[An obituary by CP of the writer, Kingsley Amis, first published in David Langford’s monthly newszine, Ansible. This article may be downloaded, but may not be uploaded or printed elsewhere.]
I discovered Kingsley Amis’s work through New Maps of Hell, a book about science fiction which in 1962 was a revelation to me and (as it turned out) to many other people too. In particular, it had a great impact on the book’s own British publisher, Gollancz. Hilary Rubinstein, then editor at Gollancz, realized how few of the books Amis mentioned were available in the UK, and set about acquiring and publishing them. This was the beginning of what was for years unquestionably the most influential sf list in Britain.

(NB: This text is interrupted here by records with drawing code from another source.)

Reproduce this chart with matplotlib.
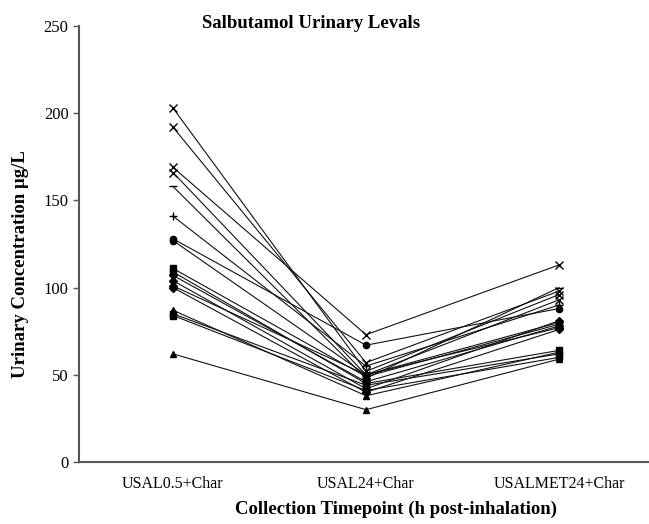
import matplotlib
matplotlib.use("Agg")
import matplotlib.pyplot as plt

categories = ["USAL0.5+Char", "USAL24+Char", "USALMET24+Char"]

# per-subject urinary salbutamol (µg/L) at the three timepoints
s01 = [203, 52, 96]
s02 = [192, 57, 98]
s03 = [169, 73, 113]
s04 = [166, 50, 93]
s05 = [158, 48, 100]
s06 = [141, 55, 90]
s07 = [128, 67, 88]
s08 = [127, 50, 80]
s09 = [111, 49, 79]
s10 = [109, 45, 64]
s11 = [107, 46, 78]
s12 = [104, 42, 81]
s13 = [101, 50, 77]
s14 = [100, 40, 76]
s15 = [87, 38, 63]
s16 = [85, 44, 62]
s17 = [84, 41, 60]
s18 = [62, 30, 59]

series = [s01, s02, s03, s04, s05, s06, s07, s08, s09,
          s10, s11, s12, s13, s14, s15, s16, s17, s18]
markers = ["x", "x", "x", "x", "_", "+", "o", "o", "s",
           "s", "D", "D", "D", "D", "^", "s", "s", "^"]

plt.rcParams["font.family"] = ["Liberation Serif", "DejaVu Serif"]

fig = plt.figure(figsize=(6.49, 5.24), dpi=100)
ax = fig.add_axes([0.1217, 0.1183, 0.8783, 0.832])

xs = [1, 2, 3]
for vals, m in zip(series, markers):
    ms = 5.5 if m in ("x", "+", "_") else 4.5
    ax.plot(xs, vals, color="#111111", lw=0.8, marker=m, ms=ms,
            mec="black", mfc="black", mew=1.0)

ax.set_xlim(0.513, 3.466)
ax.set_ylim(0, 250)
ax.set_yticks([0, 50, 100, 150, 200, 250])
ax.set_xticks(xs)
ax.set_xticklabels(categories, fontsize=11.5)
ax.tick_params(axis="y", labelsize=12, length=4, direction="out", color="#555555", width=1)
ax.tick_params(axis="x", length=0, pad=10)

for side in ("top", "right"):
    ax.spines[side].set_visible(False)
for side in ("left", "bottom"):
    ax.spines[side].set_color("#555555")
    ax.spines[side].set_linewidth(1.5)

fig.text(0.479, 0.956, "Salbutamol Urinary Levals", ha="center", va="center",
         fontsize=13.5, fontweight="bold")
fig.text(0.031, 0.496, "Urinary Concentration \u03bcg/L", ha="center", va="center",
         rotation=90, fontsize=13.5, fontweight="bold")
fig.text(0.61, 0.028, "Collection Timepoint (h post-inhalation)", ha="center", va="center",
         fontsize=13.5, fontweight="bold")

fig.savefig("out.png", dpi=100)
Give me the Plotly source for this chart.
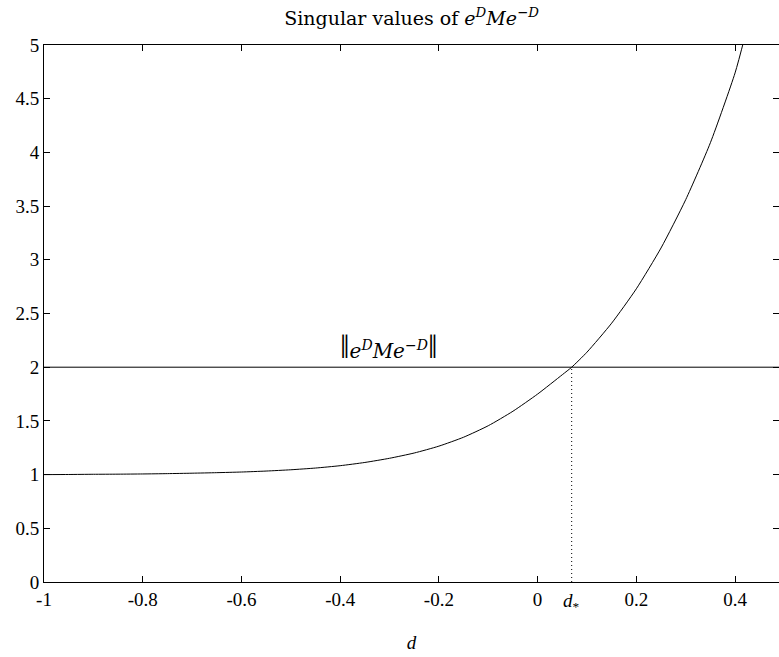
import plotly.graph_objects as go

# Largest singular value of e^D M e^-D as a function of d
d_vals = [-1.0, -0.95, -0.9, -0.85, -0.8, -0.75, -0.7, -0.65, -0.6, -0.55,
          -0.5, -0.45, -0.4, -0.35, -0.3, -0.25, -0.2, -0.15, -0.1, -0.05,
          0.0, 0.05, 0.069, 0.1, 0.15, 0.2, 0.25, 0.3, 0.35, 0.4, 0.42]
sigma_vals = [1.000, 1.001, 1.003, 1.004, 1.006, 1.009, 1.013, 1.018, 1.024, 1.033,
              1.045, 1.061, 1.083, 1.113, 1.152, 1.201, 1.265, 1.348, 1.455, 1.59,
              1.75, 1.93, 2.00, 2.14, 2.41, 2.73, 3.11, 3.56, 4.09, 4.74, 5.08]

norm_level = 2.0          # ||e^D M e^-D||
d_star = 0.069            # crossing point

x_ticks = [-1, -0.8, -0.6, -0.4, -0.2, 0, 0.2, 0.4]
x_ticktext = ["-1", "-0.8", "-0.6", "-0.4", "-0.2", "0", "0.2", "0.4"]
y_ticks = [0, 0.5, 1, 1.5, 2, 2.5, 3, 3.5, 4, 4.5, 5]
y_ticktext = ["0", "0.5", "1", "1.5", "2", "2.5", "3", "3.5", "4", "4.5", "5"]

x_range = [-1, 0.489]
y_range = [0, 5]

serif = "Times New Roman, Liberation Serif, Times, serif"
wide_serif = "DejaVu Serif, serif"

fig = go.Figure()

fig.add_trace(go.Scatter(
    x=d_vals, y=sigma_vals, mode="lines",
    line=dict(color="black", width=1, shape="spline", smoothing=0.6),
    hoverinfo="skip", showlegend=False))

fig.add_trace(go.Scatter(
    x=x_range, y=[norm_level, norm_level], mode="lines",
    line=dict(color="black", width=1), hoverinfo="skip", showlegend=False, yaxis="y2"))

fig.add_trace(go.Scatter(
    x=[d_star, d_star], y=[0, norm_level], mode="lines",
    line=dict(color="black", width=1, dash="1px,3px"), hoverinfo="skip", showlegend=False))

fig.update_layout(
    width=779, height=657,
    margin=dict(l=44, r=0, t=45, b=75),
    paper_bgcolor="white", plot_bgcolor="white",
    font=dict(family=serif, size=18, color="black"),
    title=dict(
        text="Singular values of <i>e</i><sup><i>D</i></sup><i>Me</i><sup>\u2212<i>D</i></sup>",
        xref="paper", x=0.5, xanchor="center", y=0.972, yanchor="middle",
        font=dict(family=wide_serif, size=19, color="black")),
    xaxis=dict(
        range=x_range, tickvals=x_ticks, ticktext=x_ticktext,
        ticks="inside", ticklen=6, tickcolor="black",
        showline=True, linecolor="black", linewidth=1, mirror="ticks",
        showgrid=False, zeroline=False,
        title=dict(text="<i>d</i>", font=dict(family=serif, size=19), standoff=26),
        tickfont=dict(family=serif, size=19)),
    yaxis=dict(
        range=y_range, tickvals=y_ticks, ticktext=y_ticktext,
        ticks="inside", ticklen=6, tickcolor="black",
        showline=True, linecolor="black", linewidth=1,
        showgrid=False, zeroline=False,
        tickfont=dict(family=serif, size=19)),
    yaxis2=dict(
        range=y_range, overlaying="y", side="right", tickvals=y_ticks,
        ticks="inside", ticklen=6, tickcolor="black", showticklabels=False,
        showline=False, showgrid=False, zeroline=False),
)

fig.add_annotation(
    x=-0.303, y=norm_level, yanchor="bottom", yshift=0, showarrow=False,
    text=("<span style='font-size:34px;font-family:Liberation Serif'>\u2016</span>"
          "<i>e</i><sup><i>D</i></sup><i>Me</i><sup>\u2212<i>D</i></sup>"
          "<span style='font-size:34px;font-family:Liberation Serif'>\u2016</span>"),
    font=dict(family=wide_serif, size=20, color="black"))

fig.add_annotation(
    x=d_star, y=0, yref="y", yanchor="top", yshift=-6, showarrow=False,
    text="<i>d</i><sub>*</sub>", font=dict(family=serif, size=19, color="black"))

fig.write_html("out.html")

New Maps of Hell is still one of the greatest of all books on the subject, but it is of course now dated. Many years later, when I knew Kingsley, I asked him if he had ever thought about writing a revised version, for instance to discuss Ballard, who is not even mentioned in passing in the original, or the New Wave movement of the 1960s, or anything else since. Characteristically, Amis launched into an extremely amusing tirade against bloody secondrate American writers, who had read his book and, sensing a good thing, had moved in and ruined everything. Anyway, he said, he didn’t want to have to read all that stuff to catch up, only to see it start slipping out of date again.
Amis’s own attempts at writing sf are not his best work, although The Alteration is a good genre novel (and nods gratefully to Keith Roberts and Harry Harrison, whose own alternate- worlds novels had impressed him). Amis often experimented with genre fiction, and his other sf novel, not as good, was Russian Hide and Seek. He also wrote Colonel Sun (a James Bond novel), The Riverside Villas Mystery (a murder mystery), and The Green Man (a superb book: a modern ghost story with a truly frightening climax). What he excelled at, though, were his social comedies.
Lucky Jim was the first of these, the novel which made him famous, and the one sensed by people who never really liked Amis to be possibly his best. It was a long way from this. His writing got better as time went by, and as he grew older, more right-wing, more intemperate, more politically incorrect, his comedies became increasingly funny and ideologically unsound. My own favourites are One Fat Englishman, Girl 20, Take a Girl Like You, Jake’s Thing and The Old Devils, but I can also say that I never read an Amis book I didn’t enjoy for one reason or another. His essays are required reading, in my view, even the slightest of them. One of the best, “Sod the Public: a Consumer’s Guide”, is quintessential Amis.
I was not a close personal friend, but I treasure my memories of my meetings with him. He was the best of company: a wonderful mimic, a storyteller, a boozer, a sharp-eyed observer. Men loved his company, but so too did a lot of women — he was not a sexist, as I’ve heard him described since his death, but a misogynist, an altogether trickier proposition for feminists to deal with. He went on about things, but never tediously, and was sharpest of all about people who went on about things too long. I thought of him as our best contemporary writer, and I was distressed when I heard he had died.
Currently available books by Kingsley Amis include all those highlighted above, and a book he worked on most of his life but which wasn’t published until after his death, The King’s English. Intriguingly, an untitled new novel from Amis is expected in 2004.